• **JOB**: For the copy, please give all of the data again exactly and leave the pictures out.

• **DATASET EXTRACT**:

════════

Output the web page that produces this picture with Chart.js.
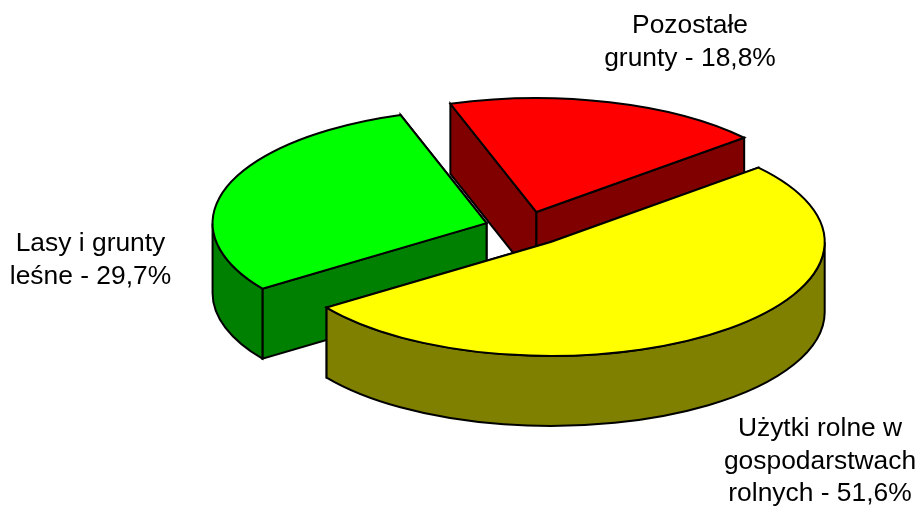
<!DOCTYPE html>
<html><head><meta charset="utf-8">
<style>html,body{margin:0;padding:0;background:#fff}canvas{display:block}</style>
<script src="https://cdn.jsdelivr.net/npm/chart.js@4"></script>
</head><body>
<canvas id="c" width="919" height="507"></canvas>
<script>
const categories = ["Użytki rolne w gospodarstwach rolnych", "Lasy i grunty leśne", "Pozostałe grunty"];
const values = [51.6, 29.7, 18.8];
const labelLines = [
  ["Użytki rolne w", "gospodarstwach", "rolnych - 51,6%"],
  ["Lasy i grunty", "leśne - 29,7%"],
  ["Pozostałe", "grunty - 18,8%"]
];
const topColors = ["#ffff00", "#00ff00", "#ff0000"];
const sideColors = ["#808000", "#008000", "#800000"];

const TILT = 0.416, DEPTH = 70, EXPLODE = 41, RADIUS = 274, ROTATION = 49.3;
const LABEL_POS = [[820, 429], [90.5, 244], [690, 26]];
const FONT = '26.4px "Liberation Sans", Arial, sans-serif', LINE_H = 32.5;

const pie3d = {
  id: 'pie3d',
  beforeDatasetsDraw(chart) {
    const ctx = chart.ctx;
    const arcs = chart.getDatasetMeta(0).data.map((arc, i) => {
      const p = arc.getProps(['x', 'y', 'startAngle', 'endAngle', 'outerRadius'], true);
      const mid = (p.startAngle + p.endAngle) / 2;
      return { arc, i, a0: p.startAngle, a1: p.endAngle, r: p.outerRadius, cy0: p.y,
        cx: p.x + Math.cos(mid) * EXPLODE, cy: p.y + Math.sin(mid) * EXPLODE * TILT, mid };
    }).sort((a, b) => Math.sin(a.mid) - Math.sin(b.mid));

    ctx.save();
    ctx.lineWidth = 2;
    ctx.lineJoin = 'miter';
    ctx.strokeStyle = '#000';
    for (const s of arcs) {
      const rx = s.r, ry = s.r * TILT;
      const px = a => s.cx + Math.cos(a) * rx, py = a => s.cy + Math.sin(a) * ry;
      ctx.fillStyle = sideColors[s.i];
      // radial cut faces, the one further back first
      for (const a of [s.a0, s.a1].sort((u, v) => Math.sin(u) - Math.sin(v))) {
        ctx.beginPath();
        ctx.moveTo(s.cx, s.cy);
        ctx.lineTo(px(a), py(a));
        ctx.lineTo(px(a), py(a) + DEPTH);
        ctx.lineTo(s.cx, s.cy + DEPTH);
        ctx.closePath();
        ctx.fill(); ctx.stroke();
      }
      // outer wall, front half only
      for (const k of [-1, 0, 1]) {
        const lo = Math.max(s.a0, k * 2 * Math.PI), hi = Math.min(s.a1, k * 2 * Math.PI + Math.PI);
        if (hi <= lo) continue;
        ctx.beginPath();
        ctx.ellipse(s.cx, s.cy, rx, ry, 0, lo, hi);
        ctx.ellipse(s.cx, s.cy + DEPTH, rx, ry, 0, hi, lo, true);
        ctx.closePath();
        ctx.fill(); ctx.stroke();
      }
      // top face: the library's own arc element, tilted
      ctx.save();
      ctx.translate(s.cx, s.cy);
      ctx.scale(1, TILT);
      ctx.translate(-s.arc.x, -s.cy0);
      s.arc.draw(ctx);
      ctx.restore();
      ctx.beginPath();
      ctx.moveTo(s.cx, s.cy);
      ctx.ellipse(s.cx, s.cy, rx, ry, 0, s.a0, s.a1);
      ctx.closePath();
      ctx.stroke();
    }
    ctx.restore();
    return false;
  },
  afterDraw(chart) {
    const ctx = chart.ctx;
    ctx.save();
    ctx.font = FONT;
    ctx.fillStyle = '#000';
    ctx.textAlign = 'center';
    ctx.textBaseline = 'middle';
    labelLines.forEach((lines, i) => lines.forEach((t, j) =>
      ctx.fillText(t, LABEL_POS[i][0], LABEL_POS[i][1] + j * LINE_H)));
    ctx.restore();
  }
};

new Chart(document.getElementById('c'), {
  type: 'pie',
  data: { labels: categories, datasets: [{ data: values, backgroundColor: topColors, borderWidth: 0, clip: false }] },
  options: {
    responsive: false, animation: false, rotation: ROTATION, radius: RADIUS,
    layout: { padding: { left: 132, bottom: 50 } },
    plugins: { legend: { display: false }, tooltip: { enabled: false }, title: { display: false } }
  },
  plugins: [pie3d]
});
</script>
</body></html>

════════

• **ANSWER FOR THIS EXERCISE**:
Output the web page that produces this picture with Chart.js.
<!DOCTYPE html>
<html><head><meta charset="utf-8">
<style>html,body{margin:0;padding:0;background:#fff}canvas{display:block}</style>
<script src="https://cdn.jsdelivr.net/npm/chart.js@4"></script>
</head><body>
<canvas id="c" width="919" height="507"></canvas>
<script>
const categories = ["Użytki rolne w gospodarstwach rolnych", "Lasy i grunty leśne", "Pozostałe grunty"];
const values = [51.6, 29.7, 18.8];
const labelLines = [
  ["Użytki rolne w", "gospodarstwach", "rolnych - 51,6%"],
  ["Lasy i grunty", "leśne - 29,7%"],
  ["Pozostałe", "grunty - 18,8%"]
];
const topColors = ["#ffff00", "#00ff00", "#ff0000"];
const sideColors = ["#808000", "#008000", "#800000"];

const TILT = 0.416, DEPTH = 70, EXPLODE = 41, RADIUS = 274, ROTATION = 49.3;
const LABEL_POS = [[820, 429], [90.5, 244], [690, 26]];
const FONT = '26.4px "Liberation Sans", Arial, sans-serif', LINE_H = 32.5;

const pie3d = {
  id: 'pie3d',
  beforeDatasetsDraw(chart) {
    const ctx = chart.ctx;
    const arcs = chart.getDatasetMeta(0).data.map((arc, i) => {
      const p = arc.getProps(['x', 'y', 'startAngle', 'endAngle', 'outerRadius'], true);
      const mid = (p.startAngle + p.endAngle) / 2;
      return { arc, i, a0: p.startAngle, a1: p.endAngle, r: p.outerRadius, cy0: p.y,
        cx: p.x + Math.cos(mid) * EXPLODE, cy: p.y + Math.sin(mid) * EXPLODE * TILT, mid };
    }).sort((a, b) => Math.sin(a.mid) - Math.sin(b.mid));

    ctx.save();
    ctx.lineWidth = 2;
    ctx.lineJoin = 'miter';
    ctx.strokeStyle = '#000';
    for (const s of arcs) {
      const rx = s.r, ry = s.r * TILT;
      const px = a => s.cx + Math.cos(a) * rx, py = a => s.cy + Math.sin(a) * ry;
      ctx.fillStyle = sideColors[s.i];
      // radial cut faces, the one further back first
      for (const a of [s.a0, s.a1].sort((u, v) => Math.sin(u) - Math.sin(v))) {
        ctx.beginPath();
        ctx.moveTo(s.cx, s.cy);
        ctx.lineTo(px(a), py(a));
        ctx.lineTo(px(a), py(a) + DEPTH);
        ctx.lineTo(s.cx, s.cy + DEPTH);
        ctx.closePath();
        ctx.fill(); ctx.stroke();
      }
      // outer wall, front half only
      for (const k of [-1, 0, 1]) {
        const lo = Math.max(s.a0, k * 2 * Math.PI), hi = Math.min(s.a1, k * 2 * Math.PI + Math.PI);
        if (hi <= lo) continue;
        ctx.beginPath();
        ctx.ellipse(s.cx, s.cy, rx, ry, 0, lo, hi);
        ctx.ellipse(s.cx, s.cy + DEPTH, rx, ry, 0, hi, lo, true);
        ctx.closePath();
        ctx.fill(); ctx.stroke();
      }
      // top face: the library's own arc element, tilted
      ctx.save();
      ctx.translate(s.cx, s.cy);
      ctx.scale(1, TILT);
      ctx.translate(-s.arc.x, -s.cy0);
      s.arc.draw(ctx);
      ctx.restore();
      ctx.beginPath();
      ctx.moveTo(s.cx, s.cy);
      ctx.ellipse(s.cx, s.cy, rx, ry, 0, s.a0, s.a1);
      ctx.closePath();
      ctx.stroke();
    }
    ctx.restore();
    return false;
  },
  afterDraw(chart) {
    const ctx = chart.ctx;
    ctx.save();
    ctx.font = FONT;
    ctx.fillStyle = '#000';
    ctx.textAlign = 'center';
    ctx.textBaseline = 'middle';
    labelLines.forEach((lines, i) => lines.forEach((t, j) =>
      ctx.fillText(t, LABEL_POS[i][0], LABEL_POS[i][1] + j * LINE_H)));
    ctx.restore();
  }
};

new Chart(document.getElementById('c'), {
  type: 'pie',
  data: { labels: categories, datasets: [{ data: values, backgroundColor: topColors, borderWidth: 0, clip: false }] },
  options: {
    responsive: false, animation: false, rotation: ROTATION, radius: RADIUS,
    layout: { padding: { left: 132, bottom: 50 } },
    plugins: { legend: { display: false }, tooltip: { enabled: false }, title: { display: false } }
  },
  plugins: [pie3d]
});
</script>
</body></html>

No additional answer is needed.